Set down all of the data that follows word for word, without the images.
**********
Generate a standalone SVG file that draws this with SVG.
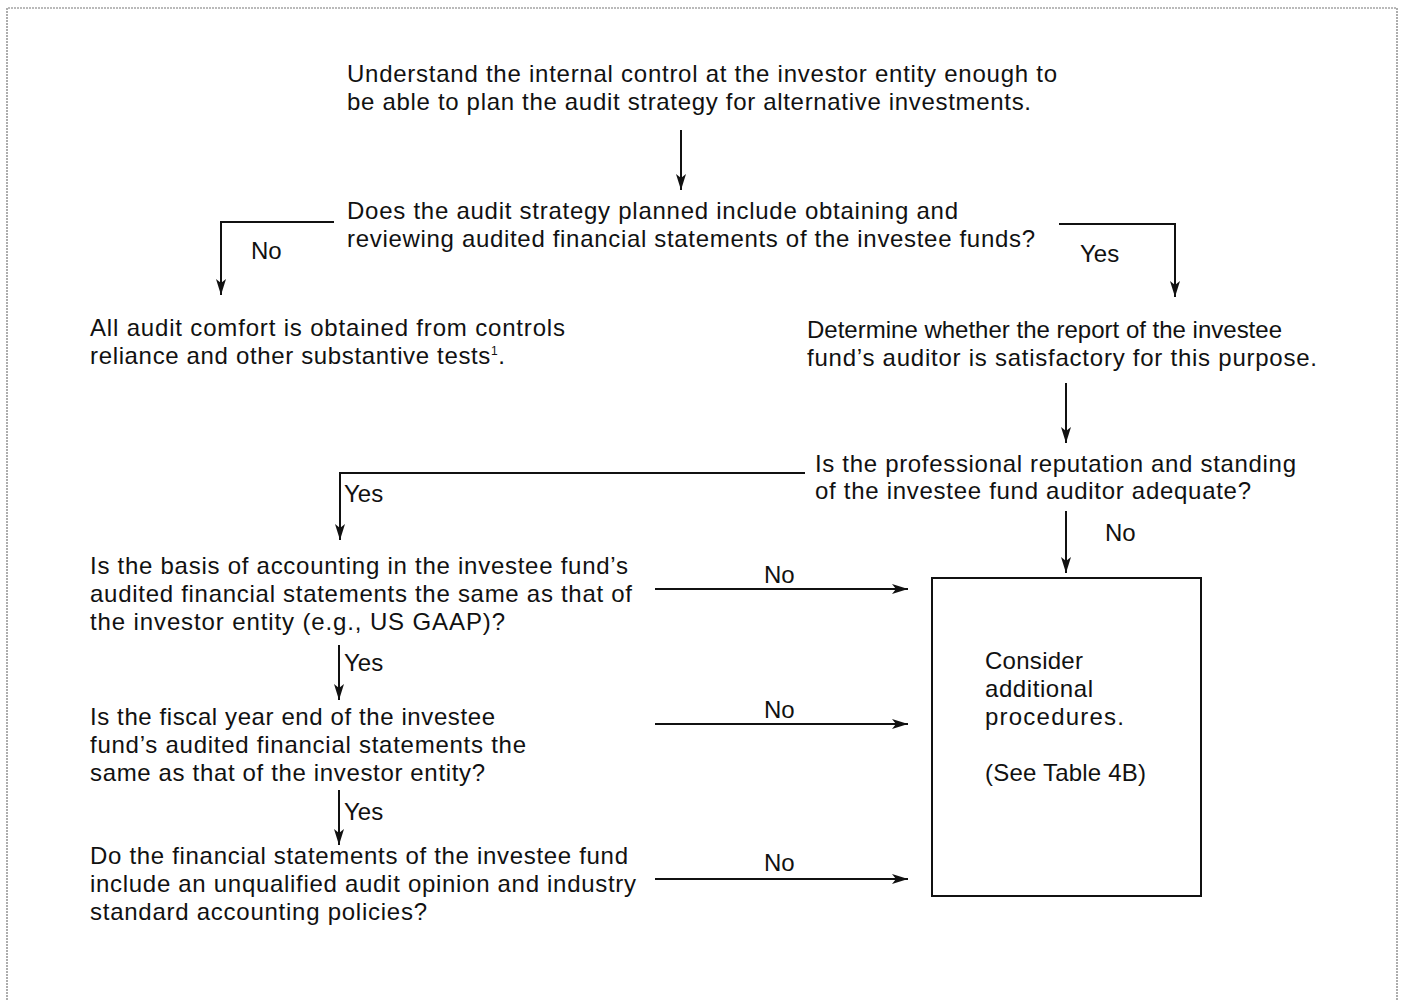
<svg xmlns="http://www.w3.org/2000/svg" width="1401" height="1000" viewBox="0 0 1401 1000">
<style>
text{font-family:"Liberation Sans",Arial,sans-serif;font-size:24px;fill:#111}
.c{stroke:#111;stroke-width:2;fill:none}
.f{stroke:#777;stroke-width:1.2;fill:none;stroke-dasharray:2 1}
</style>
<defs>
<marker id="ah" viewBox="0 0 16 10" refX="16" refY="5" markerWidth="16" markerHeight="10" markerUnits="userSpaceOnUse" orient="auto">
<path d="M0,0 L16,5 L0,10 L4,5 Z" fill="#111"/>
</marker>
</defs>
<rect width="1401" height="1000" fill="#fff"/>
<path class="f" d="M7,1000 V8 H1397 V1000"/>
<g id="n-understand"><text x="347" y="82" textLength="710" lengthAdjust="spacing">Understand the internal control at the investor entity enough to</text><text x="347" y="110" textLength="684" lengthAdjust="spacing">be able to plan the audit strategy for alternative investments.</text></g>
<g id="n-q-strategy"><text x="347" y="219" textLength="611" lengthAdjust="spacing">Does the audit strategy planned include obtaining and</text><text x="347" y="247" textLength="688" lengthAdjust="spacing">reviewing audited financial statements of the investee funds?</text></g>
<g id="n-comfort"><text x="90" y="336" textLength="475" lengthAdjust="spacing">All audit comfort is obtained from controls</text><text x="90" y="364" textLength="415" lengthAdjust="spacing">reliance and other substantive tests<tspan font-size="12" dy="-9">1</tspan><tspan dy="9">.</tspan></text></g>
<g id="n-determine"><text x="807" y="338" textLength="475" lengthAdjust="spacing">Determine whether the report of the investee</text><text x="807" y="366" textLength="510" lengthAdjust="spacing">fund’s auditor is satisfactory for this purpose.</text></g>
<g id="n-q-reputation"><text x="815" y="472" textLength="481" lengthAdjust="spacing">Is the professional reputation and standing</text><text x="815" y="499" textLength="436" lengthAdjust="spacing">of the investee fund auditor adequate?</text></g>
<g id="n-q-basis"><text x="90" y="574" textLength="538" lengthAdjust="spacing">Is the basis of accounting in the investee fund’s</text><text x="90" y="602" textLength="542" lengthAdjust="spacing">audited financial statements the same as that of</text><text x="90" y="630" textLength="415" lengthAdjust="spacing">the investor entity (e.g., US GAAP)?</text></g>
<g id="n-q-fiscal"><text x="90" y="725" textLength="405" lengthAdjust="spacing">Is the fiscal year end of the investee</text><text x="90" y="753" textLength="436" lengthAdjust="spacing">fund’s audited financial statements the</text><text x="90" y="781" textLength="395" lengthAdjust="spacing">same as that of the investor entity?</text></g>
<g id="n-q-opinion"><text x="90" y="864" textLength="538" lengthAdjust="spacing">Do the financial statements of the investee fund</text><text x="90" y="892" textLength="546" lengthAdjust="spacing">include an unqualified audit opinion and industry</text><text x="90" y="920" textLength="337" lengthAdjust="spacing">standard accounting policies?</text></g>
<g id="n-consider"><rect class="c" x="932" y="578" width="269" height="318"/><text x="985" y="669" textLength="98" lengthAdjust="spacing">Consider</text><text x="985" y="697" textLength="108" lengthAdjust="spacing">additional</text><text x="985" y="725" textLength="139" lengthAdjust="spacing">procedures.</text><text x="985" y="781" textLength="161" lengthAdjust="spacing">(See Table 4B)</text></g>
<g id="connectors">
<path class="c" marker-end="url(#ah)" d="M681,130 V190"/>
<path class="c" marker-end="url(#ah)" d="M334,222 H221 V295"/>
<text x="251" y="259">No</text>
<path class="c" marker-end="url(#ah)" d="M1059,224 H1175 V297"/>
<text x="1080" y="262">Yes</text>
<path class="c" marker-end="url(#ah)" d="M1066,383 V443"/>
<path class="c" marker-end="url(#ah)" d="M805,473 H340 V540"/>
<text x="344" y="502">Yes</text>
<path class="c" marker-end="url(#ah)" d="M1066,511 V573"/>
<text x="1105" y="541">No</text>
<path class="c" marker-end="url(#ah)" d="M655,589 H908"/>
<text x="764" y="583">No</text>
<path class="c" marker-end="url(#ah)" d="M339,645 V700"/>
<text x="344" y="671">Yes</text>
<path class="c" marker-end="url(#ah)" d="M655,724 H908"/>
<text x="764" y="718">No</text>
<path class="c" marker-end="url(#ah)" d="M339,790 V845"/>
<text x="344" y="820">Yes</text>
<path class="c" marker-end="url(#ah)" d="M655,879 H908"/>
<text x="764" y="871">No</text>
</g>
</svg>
**********
#### Task result:
Generate a standalone SVG file that draws this with SVG.
<svg xmlns="http://www.w3.org/2000/svg" width="1401" height="1000" viewBox="0 0 1401 1000">
<style>
text{font-family:"Liberation Sans",Arial,sans-serif;font-size:24px;fill:#111}
.c{stroke:#111;stroke-width:2;fill:none}
.f{stroke:#777;stroke-width:1.2;fill:none;stroke-dasharray:2 1}
</style>
<defs>
<marker id="ah" viewBox="0 0 16 10" refX="16" refY="5" markerWidth="16" markerHeight="10" markerUnits="userSpaceOnUse" orient="auto">
<path d="M0,0 L16,5 L0,10 L4,5 Z" fill="#111"/>
</marker>
</defs>
<rect width="1401" height="1000" fill="#fff"/>
<path class="f" d="M7,1000 V8 H1397 V1000"/>
<g id="n-understand"><text x="347" y="82" textLength="710" lengthAdjust="spacing">Understand the internal control at the investor entity enough to</text><text x="347" y="110" textLength="684" lengthAdjust="spacing">be able to plan the audit strategy for alternative investments.</text></g>
<g id="n-q-strategy"><text x="347" y="219" textLength="611" lengthAdjust="spacing">Does the audit strategy planned include obtaining and</text><text x="347" y="247" textLength="688" lengthAdjust="spacing">reviewing audited financial statements of the investee funds?</text></g>
<g id="n-comfort"><text x="90" y="336" textLength="475" lengthAdjust="spacing">All audit comfort is obtained from controls</text><text x="90" y="364" textLength="415" lengthAdjust="spacing">reliance and other substantive tests<tspan font-size="12" dy="-9">1</tspan><tspan dy="9">.</tspan></text></g>
<g id="n-determine"><text x="807" y="338" textLength="475" lengthAdjust="spacing">Determine whether the report of the investee</text><text x="807" y="366" textLength="510" lengthAdjust="spacing">fund’s auditor is satisfactory for this purpose.</text></g>
<g id="n-q-reputation"><text x="815" y="472" textLength="481" lengthAdjust="spacing">Is the professional reputation and standing</text><text x="815" y="499" textLength="436" lengthAdjust="spacing">of the investee fund auditor adequate?</text></g>
<g id="n-q-basis"><text x="90" y="574" textLength="538" lengthAdjust="spacing">Is the basis of accounting in the investee fund’s</text><text x="90" y="602" textLength="542" lengthAdjust="spacing">audited financial statements the same as that of</text><text x="90" y="630" textLength="415" lengthAdjust="spacing">the investor entity (e.g., US GAAP)?</text></g>
<g id="n-q-fiscal"><text x="90" y="725" textLength="405" lengthAdjust="spacing">Is the fiscal year end of the investee</text><text x="90" y="753" textLength="436" lengthAdjust="spacing">fund’s audited financial statements the</text><text x="90" y="781" textLength="395" lengthAdjust="spacing">same as that of the investor entity?</text></g>
<g id="n-q-opinion"><text x="90" y="864" textLength="538" lengthAdjust="spacing">Do the financial statements of the investee fund</text><text x="90" y="892" textLength="546" lengthAdjust="spacing">include an unqualified audit opinion and industry</text><text x="90" y="920" textLength="337" lengthAdjust="spacing">standard accounting policies?</text></g>
<g id="n-consider"><rect class="c" x="932" y="578" width="269" height="318"/><text x="985" y="669" textLength="98" lengthAdjust="spacing">Consider</text><text x="985" y="697" textLength="108" lengthAdjust="spacing">additional</text><text x="985" y="725" textLength="139" lengthAdjust="spacing">procedures.</text><text x="985" y="781" textLength="161" lengthAdjust="spacing">(See Table 4B)</text></g>
<g id="connectors">
<path class="c" marker-end="url(#ah)" d="M681,130 V190"/>
<path class="c" marker-end="url(#ah)" d="M334,222 H221 V295"/>
<text x="251" y="259">No</text>
<path class="c" marker-end="url(#ah)" d="M1059,224 H1175 V297"/>
<text x="1080" y="262">Yes</text>
<path class="c" marker-end="url(#ah)" d="M1066,383 V443"/>
<path class="c" marker-end="url(#ah)" d="M805,473 H340 V540"/>
<text x="344" y="502">Yes</text>
<path class="c" marker-end="url(#ah)" d="M1066,511 V573"/>
<text x="1105" y="541">No</text>
<path class="c" marker-end="url(#ah)" d="M655,589 H908"/>
<text x="764" y="583">No</text>
<path class="c" marker-end="url(#ah)" d="M339,645 V700"/>
<text x="344" y="671">Yes</text>
<path class="c" marker-end="url(#ah)" d="M655,724 H908"/>
<text x="764" y="718">No</text>
<path class="c" marker-end="url(#ah)" d="M339,790 V845"/>
<text x="344" y="820">Yes</text>
<path class="c" marker-end="url(#ah)" d="M655,879 H908"/>
<text x="764" y="871">No</text>
</g>
</svg>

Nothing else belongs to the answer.